• **What you have to do**
Pictures don't belong in the copy; print all the records exactly.

[Code that draws figures]

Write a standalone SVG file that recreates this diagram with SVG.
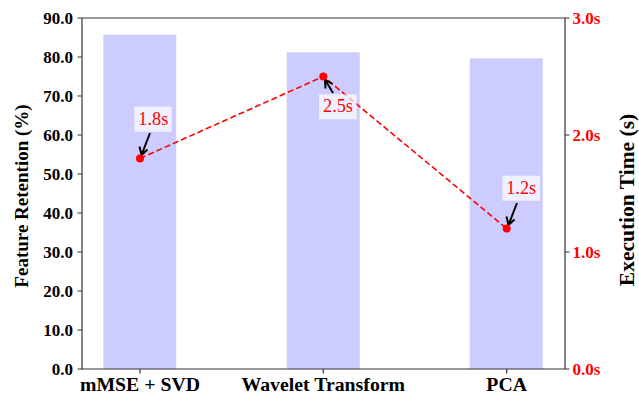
<svg xmlns="http://www.w3.org/2000/svg" width="639" height="397" viewBox="0 0 639 397">
<defs>
<style>
.tick{font-weight:bold;font-size:17px;}
.yl{fill:#000;text-anchor:end;}
.yr{fill:#ff0000;text-anchor:start;}
.xl{font-weight:bold;font-size:19.8px;text-anchor:middle;fill:#000;}
.lab{font-weight:bold;text-anchor:middle;fill:#000;}
.ann{font-size:18.3px;fill:#ff0000;text-anchor:middle;}
.box{fill:#ffffff;fill-opacity:0.7;stroke:none;}
.bar{fill:#ccccff;}
.spine{stroke:#333;stroke-width:1.2;fill:none;}
.tk{stroke:#333;stroke-width:1.2;}
.arr{stroke:#000;stroke-width:2;fill:none;}
</style>
</defs>
<rect width="639" height="397" fill="#fff"/>
<g id="bars">
<rect class="bar" x="103.3" y="34.7" width="73" height="334.3"/>
<rect class="bar" x="286.7" y="52.3" width="73" height="316.7"/>
<rect class="bar" x="469.7" y="58.3" width="73" height="310.7"/>
</g>
<g id="axes" font-family="Liberation Serif, serif">
<path class="spine" d="M82,18 H565 M82,18 V369 H565 V18"/>
<g class="tk">
<path d="M82,369 h-4.5 M82,330 h-4.5 M82,291 h-4.5 M82,252 h-4.5 M82,213 h-4.5 M82,174 h-4.5 M82,135 h-4.5 M82,96 h-4.5 M82,57 h-4.5 M82,18 h-4.5"/>
<path d="M565,369 h4.5 M565,252 h4.5 M565,135 h4.5 M565,18 h4.5"/>
<path d="M140,369 v4.5 M323.3,369 v4.5 M506.7,369 v4.5"/>
</g>
<g class="tick yl">
<text x="73" y="374.5">0.0</text>
<text x="73" y="335.5">10.0</text>
<text x="73" y="296.5">20.0</text>
<text x="73" y="257.5">30.0</text>
<text x="73" y="218.5">40.0</text>
<text x="73" y="179.5">50.0</text>
<text x="73" y="140.5">60.0</text>
<text x="73" y="101.5">70.0</text>
<text x="73" y="62.5">80.0</text>
<text x="73" y="23.5">90.0</text>
</g>
<g class="tick yr">
<text x="572.5" y="374.5">0.0s</text>
<text x="572.5" y="257.5">1.0s</text>
<text x="572.5" y="140.5">2.0s</text>
<text x="572.5" y="23.5">3.0s</text>
</g>
<g class="xl">
<text x="140" y="390.5">mMSE + SVD</text>
<text x="323.3" y="390.5">Wavelet Transform</text>
<text x="506.7" y="390.5">PCA</text>
</g>
<text class="lab" font-size="19" transform="translate(28.3,196) rotate(-90)">Feature Retention (%)</text>
<text class="lab" font-size="21.5" transform="translate(634.3,200) rotate(-90)">Execution Time (s)</text>
</g>
<g id="connectors">
<polyline points="140,158.4 323.3,76.5 506.7,228.6" fill="none" stroke="#ff0000" stroke-width="1.6" stroke-dasharray="6 3"/>
<path class="arr" d="M150,133 L141.5,155 M139.5,146.5 L141.5,155 L147.5,149.5"/>
<path class="arr" d="M333,93 L325,79.5 M325.5,88.5 L325,79.5 L332.5,84"/>
<path class="arr" d="M517,203 L508.5,225 M506.5,216.5 L508.5,225 L514.5,219.5"/>
</g>
<g id="points" fill="#ff0000">
<circle cx="140" cy="158.4" r="4"/>
<circle cx="323.3" cy="76.5" r="4"/>
<circle cx="506.7" cy="228.6" r="4"/>
</g>
<g id="annotations" font-family="Liberation Serif, serif">
<g id="ann-1">
<rect class="box" x="134.3" y="106.7" width="37.4" height="25"/>
<text class="ann" x="153.3" y="124.5">1.8s</text>
</g>
<g id="ann-2">
<rect class="box" x="319" y="94.3" width="37.7" height="25"/>
<text class="ann" x="338" y="112.2">2.5s</text>
</g>
<g id="ann-3">
<rect class="box" x="502.3" y="175.7" width="37.7" height="25"/>
<text class="ann" x="521.2" y="193.6">1.2s</text>
</g>
</g>
</svg>
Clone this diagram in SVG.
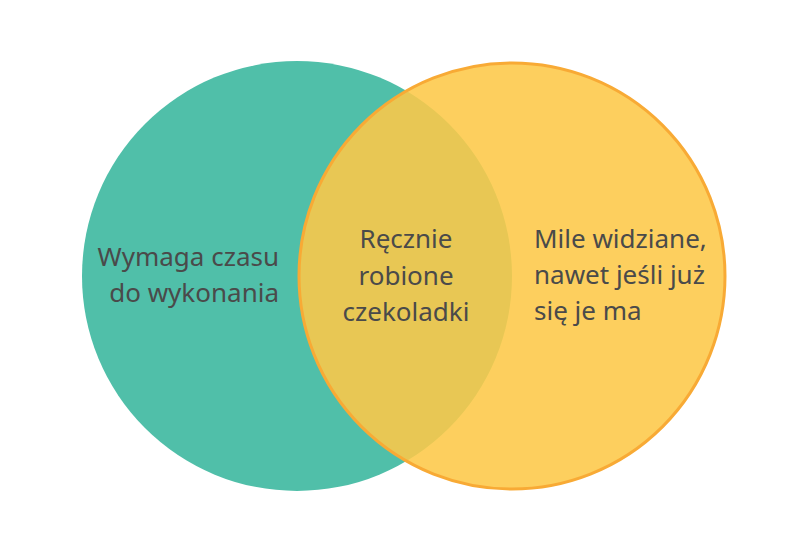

• **Exercise answer**
Write a standalone SVG file that recreates this diagram with SVG.
<svg xmlns="http://www.w3.org/2000/svg" width="639" height="397" viewBox="0 0 639 397">
<defs>
<style>
.tick{font-weight:bold;font-size:17px;}
.yl{fill:#000;text-anchor:end;}
.yr{fill:#ff0000;text-anchor:start;}
.xl{font-weight:bold;font-size:19.8px;text-anchor:middle;fill:#000;}
.lab{font-weight:bold;text-anchor:middle;fill:#000;}
.ann{font-size:18.3px;fill:#ff0000;text-anchor:middle;}
.box{fill:#ffffff;fill-opacity:0.7;stroke:none;}
.bar{fill:#ccccff;}
.spine{stroke:#333;stroke-width:1.2;fill:none;}
.tk{stroke:#333;stroke-width:1.2;}
.arr{stroke:#000;stroke-width:2;fill:none;}
</style>
</defs>
<rect width="639" height="397" fill="#fff"/>
<g id="bars">
<rect class="bar" x="103.3" y="34.7" width="73" height="334.3"/>
<rect class="bar" x="286.7" y="52.3" width="73" height="316.7"/>
<rect class="bar" x="469.7" y="58.3" width="73" height="310.7"/>
</g>
<g id="axes" font-family="Liberation Serif, serif">
<path class="spine" d="M82,18 H565 M82,18 V369 H565 V18"/>
<g class="tk">
<path d="M82,369 h-4.5 M82,330 h-4.5 M82,291 h-4.5 M82,252 h-4.5 M82,213 h-4.5 M82,174 h-4.5 M82,135 h-4.5 M82,96 h-4.5 M82,57 h-4.5 M82,18 h-4.5"/>
<path d="M565,369 h4.5 M565,252 h4.5 M565,135 h4.5 M565,18 h4.5"/>
<path d="M140,369 v4.5 M323.3,369 v4.5 M506.7,369 v4.5"/>
</g>
<g class="tick yl">
<text x="73" y="374.5">0.0</text>
<text x="73" y="335.5">10.0</text>
<text x="73" y="296.5">20.0</text>
<text x="73" y="257.5">30.0</text>
<text x="73" y="218.5">40.0</text>
<text x="73" y="179.5">50.0</text>
<text x="73" y="140.5">60.0</text>
<text x="73" y="101.5">70.0</text>
<text x="73" y="62.5">80.0</text>
<text x="73" y="23.5">90.0</text>
</g>
<g class="tick yr">
<text x="572.5" y="374.5">0.0s</text>
<text x="572.5" y="257.5">1.0s</text>
<text x="572.5" y="140.5">2.0s</text>
<text x="572.5" y="23.5">3.0s</text>
</g>
<g class="xl">
<text x="140" y="390.5">mMSE + SVD</text>
<text x="323.3" y="390.5">Wavelet Transform</text>
<text x="506.7" y="390.5">PCA</text>
</g>
<text class="lab" font-size="19" transform="translate(28.3,196) rotate(-90)">Feature Retention (%)</text>
<text class="lab" font-size="21.5" transform="translate(634.3,200) rotate(-90)">Execution Time (s)</text>
</g>
<g id="connectors">
<polyline points="140,158.4 323.3,76.5 506.7,228.6" fill="none" stroke="#ff0000" stroke-width="1.6" stroke-dasharray="6 3"/>
<path class="arr" d="M150,133 L141.5,155 M139.5,146.5 L141.5,155 L147.5,149.5"/>
<path class="arr" d="M333,93 L325,79.5 M325.5,88.5 L325,79.5 L332.5,84"/>
<path class="arr" d="M517,203 L508.5,225 M506.5,216.5 L508.5,225 L514.5,219.5"/>
</g>
<g id="points" fill="#ff0000">
<circle cx="140" cy="158.4" r="4"/>
<circle cx="323.3" cy="76.5" r="4"/>
<circle cx="506.7" cy="228.6" r="4"/>
</g>
<g id="annotations" font-family="Liberation Serif, serif">
<g id="ann-1">
<rect class="box" x="134.3" y="106.7" width="37.4" height="25"/>
<text class="ann" x="153.3" y="124.5">1.8s</text>
</g>
<g id="ann-2">
<rect class="box" x="319" y="94.3" width="37.7" height="25"/>
<text class="ann" x="338" y="112.2">2.5s</text>
</g>
<g id="ann-3">
<rect class="box" x="502.3" y="175.7" width="37.7" height="25"/>
<text class="ann" x="521.2" y="193.6">1.2s</text>
</g>
</g>
</svg>
Clone this diagram in SVG.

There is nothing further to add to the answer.